I would not get the box. Grief is a very personal thing, and I dont think that everyone would be okay with something like that. I've never lost a child, but I have been close to people who have and I know that sometimes well meaning people sometimes inadvertantly hurting the people they are trying to help. Unless you know her very well and know how she would feel about this, I would not do it.

You can always collect donations to make to a charity in the baby's name, order flowers, or just send a card. If they are in the process of healing, something like this, a visible reminder, might open the wound more. In addition, getting a certificate for the engraving puts the responsibility on them to actually have it done. I know you don't know the details for the child, but it might be hard for them to do that.

It is a lovely idea, but I think a simple card or donation in the baby's name is more appropriate.


----------



## mcamy (Aug 23, 2004)

When my husband and I found out that I was going to miscarry, we did not want to talk to anyone and did not take any calls for quite a while. I think that everyone is different in the way that they deal with grief, but being someone who just wanted to be left alone, I did not want the flowers and sympathy cards. I felt bad enough without having to be reminded of our loss each day by others.
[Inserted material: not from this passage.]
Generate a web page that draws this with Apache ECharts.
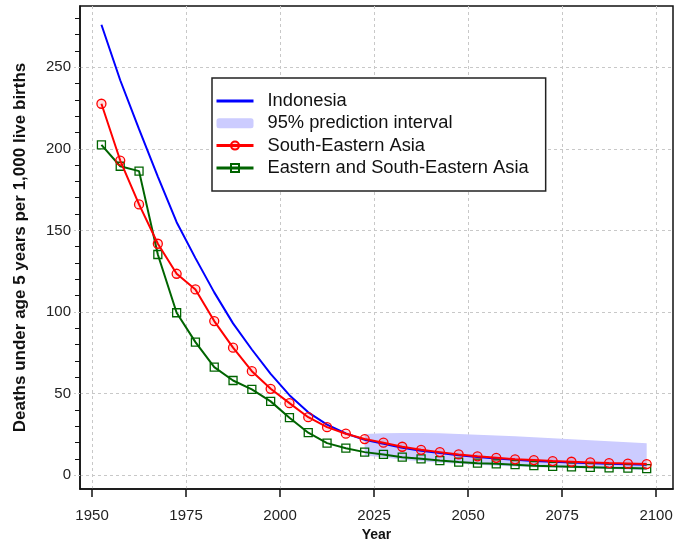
<!DOCTYPE html>
<html>
<head>
<meta charset="utf-8">
<script src="https://cdn.jsdelivr.net/npm/echarts@6/dist/echarts.min.js"></script>
<style>html,body{margin:0;padding:0;background:#fff}#c{width:692px;height:539px}</style>
</head>
<body>
<div id="c"></div>
<script>
const years = [1952.5,1957.5,1962.5,1967.5,1972.5,1977.5,1982.5,1987.5,1992.5,1997.5,2002.5,2007.5,2012.5,2017.5,2022.5,2027.5,2032.5,2037.5,2042.5,2047.5,2052.5,2057.5,2062.5,2067.5,2072.5,2077.5,2082.5,2087.5,2092.5,2097.5];
const indonesia = [276,242,212,183,155,133,112,93,77,62,49,38.5,31,25.5,21.6,19.2,16.8,15.0,13.5,12.2,11.1,10.2,9.4,8.7,8.2,7.7,7.3,6.9,6.6,6.4];
const seAsia = [227.6,192.8,165.9,141.8,123.4,113.8,94.4,78.1,63.7,52.9,44.1,35.5,29.4,25.4,22.1,19.9,17.4,15.5,14.1,12.7,11.5,10.6,9.7,9.2,8.6,8.2,7.8,7.4,7.1,6.8];
const eseAsia = [202.4,189.3,186.3,135.2,99.5,81.5,66.2,58.0,52.5,45.2,35.2,26.0,19.6,16.5,14.1,12.7,11.0,10.0,8.9,8.0,7.3,6.9,6.4,5.8,5.4,5.1,4.8,4.5,4.3,4.0];
const bandYears = [2022.5,2027.5,2032.5,2037.5,2042.5,2047.5,2052.5,2057.5,2062.5,2067.5,2072.5,2077.5,2082.5,2087.5,2092.5,2097.5];
const bandUpper = [25.2,25.6,25.8,25.8,25.6,25.2,24.8,24.3,23.8,23.2,22.6,22.0,21.4,20.8,20.2,19.6];
const bandLower = [12,11,9.5,8.5,7.6,6.9,6.3,5.8,5.3,4.9,4.6,4.3,4.0,3.7,3.4,3.1];
const xTicks = [1950,1975,2000,2025,2050,2075,2100];
const yTicks = [0,50,100,150,200,250];
const yMinorTicks = [10,20,30,40,60,70,80,90,110,120,130,140,160,170,180,190,210,220,230,240,260,270,280];
const names = ['Indonesia','95% prediction interval','South-Eastern Asia','Eastern and South-Eastern Asia'];

const pair = (xs, ys) => xs.map((x, i) => [x, ys[i]]);
const FONT = '"Liberation Sans", Arial, sans-serif';
const grid = '#c8c8c8';

const chart = echarts.init(document.getElementById('c'), null, {renderer: 'canvas'});
chart.setOption({
  animation: false,
  backgroundColor: '#fff',
  textStyle: {fontFamily: FONT},
  grid: {left: 80, right: 19, top: 6, bottom: 50, show: true, borderColor: '#111', borderWidth: 1.5, backgroundColor: 'transparent', containLabel: false, outerBoundsMode: 'none'},
  legend: {
    orient: 'vertical', left: 212, top: 78,
    padding: [14, 17, 14, 3],
    backgroundColor: '#fff', borderColor: '#222', borderWidth: 1.5, borderRadius: 0,
    itemWidth: 37, itemHeight: 10, itemGap: 4.3,
    textStyle: {fontFamily: FONT, fontSize: 18.3, lineHeight: 18, color: '#111', padding: [0, 0, 0, 9]},
    selectedMode: false,
    data: [
      {name: names[0], lineStyle: {width: 3}, itemStyle: {opacity: 0}},
      {name: names[1], icon: 'roundRect', itemStyle: {color: '#ccccff'}},
      {name: names[2], lineStyle: {width: 3}},
      {name: names[3], lineStyle: {width: 3}}
    ]
  },
  xAxis: {
    type: 'value', min: 1946.8, max: 2104.5,
    name: 'Year', nameLocation: 'middle', nameGap: 35,
    nameTextStyle: {fontFamily: FONT, fontWeight: 'bold', fontSize: 14, color: '#111'},
    axisLine: {show: true, onZero: false, lineStyle: {color: '#111', width: 1.5}},
    axisTick: {show: true, length: 8, customValues: xTicks, lineStyle: {color: '#111', width: 1.5}},
    axisLabel: {customValues: xTicks, margin: 19, fontSize: 15, color: '#222', fontFamily: FONT, formatter: v => String(v)},
    splitLine: {show: true, lineStyle: {color: grid, type: [3, 3], width: 1}}
  },
  yAxis: [{
    type: 'value', min: -8.5, max: 287.5, position: 'left',
    name: 'Deaths under age 5 years per 1,000 live births', nameLocation: 'middle', nameGap: 51,
    nameTextStyle: {fontFamily: FONT, fontWeight: 'bold', fontSize: 17, color: '#111'},
    axisLine: {show: true, onZero: false, lineStyle: {color: '#111', width: 1.5}},
    axisTick: {show: true, length: 7, customValues: yTicks, lineStyle: {color: grid, type: [2, 2], width: 1}},
    axisLabel: {customValues: yTicks, margin: 9, fontSize: 15, color: '#222', fontFamily: FONT},
    splitLine: {show: true, lineStyle: {color: grid, type: [3, 3], width: 1}}
  }, {
    type: 'value', min: -8.5, max: 287.5, position: 'left', offset: 0,
    axisLine: {show: false},
    axisTick: {show: true, length: 5, customValues: yMinorTicks, lineStyle: {color: '#111', width: 1}},
    axisLabel: {show: false},
    splitLine: {show: false}
  }],
  series: [
    {
      name: names[1], type: 'custom', z: 1, silent: true,
      itemStyle: {color: '#ccccff'},
      data: bandYears.map((x, i) => [x, bandLower[i], bandUpper[i]]),
      renderItem: function (params, api) {
        if (params.dataIndex !== 0) return null;
        const pts = [];
        for (let i = 0; i < bandYears.length; i++) pts.push(api.coord([bandYears[i], bandUpper[i]]));
        for (let i = bandYears.length - 1; i >= 0; i--) pts.push(api.coord([bandYears[i], bandLower[i]]));
        return {type: 'polygon', shape: {points: pts}, style: {fill: '#ccccff', stroke: null}};
      },
      encode: {x: 0, y: [1, 2]}
    },
    {
      name: names[0], type: 'line', data: pair(years, indonesia),
      symbol: 'none', lineStyle: {color: '#0000ff', width: 2}, itemStyle: {color: '#0000ff'}, z: 2
    },
    {
      name: names[3], type: 'line', data: pair(years, eseAsia),
      symbol: 'rect', symbolSize: 8,
      lineStyle: {color: '#006400', width: 2},
      itemStyle: {color: 'rgba(0,100,0,0)', borderColor: '#006400', borderWidth: 1.3}, z: 3
    },
    {
      name: names[2], type: 'line', data: pair(years, seAsia),
      symbol: 'circle', symbolSize: 9,
      lineStyle: {color: '#ff0000', width: 2},
      itemStyle: {color: 'rgba(255,0,0,0.12)', borderColor: '#ff0000', borderWidth: 1.3}, z: 4
    }
  ]
});
</script>
</body>
</html>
I think you should be respectful of your friend's privacy and when she is ready she will tell you what it is she needs from you. I would take my time with her and not try to over do things until she has dealt with her loss in her own way.


----------



## iris0110 (Aug 26, 2003)

I really like the idea of the cards. Maybe you could even buy a couple that said things like Thinking of You and send them out at different times like Two month aniversary and such. I really like the idea of the box, and I know I would have been very touched to recieve something like it. However I know that not everyone would feel that way. I am also fond of the idea of donating to a charity in the babies name or naming a star after her. Also calling when she is ready to recieve calls, and stopping by to talk would be a wonderfully supportive thing to do. You are such a caring momma and have been so supportive to all of us here. I know you will find a good way to reach out to this woman.







2


----------



## ChildoftheMoon (Apr 9, 2002)

The things you mentioned sound nice, the box-perhaps a bit too personal, but you know her, we do not.

Something very important is to just be there for her, not just today or two weeks from now, but months down the road. When the shock wears off and the sadness sets in is usually when everyone else has moved on and you feel very alone. This will be a long journey for her and her husband. Be there, let her share her baby with you. I know I have felt like I want to talk about my baby a lot, we have this primal urge to share our babies-whether born healthy and strong or silent. Let your friend know this is a welcoming and safe place. We are hear for her if she needs a place to come to.

Love, Brandi


----------



## shannon0218 (Oct 10, 2003)

I too would avoid the box. I think often a box is given at the hospital, if they want something nicer they may want to pick it out.
I think the idea of a charity donation in the babies name is really wonderful.
Also when she is ready to talk, ask her about her baby, most people will not want to hear about her, it will be a great relief I suspect if you ask what colour her hair was (or whatever)


----------



## HaveWool~Will Felt (Apr 26, 2004)

Not much to add, just wanted to give you a big







for being supportive to this mama during such a horrible, difficult time.

Good for you...wish there were more out there like you!!!







2


----------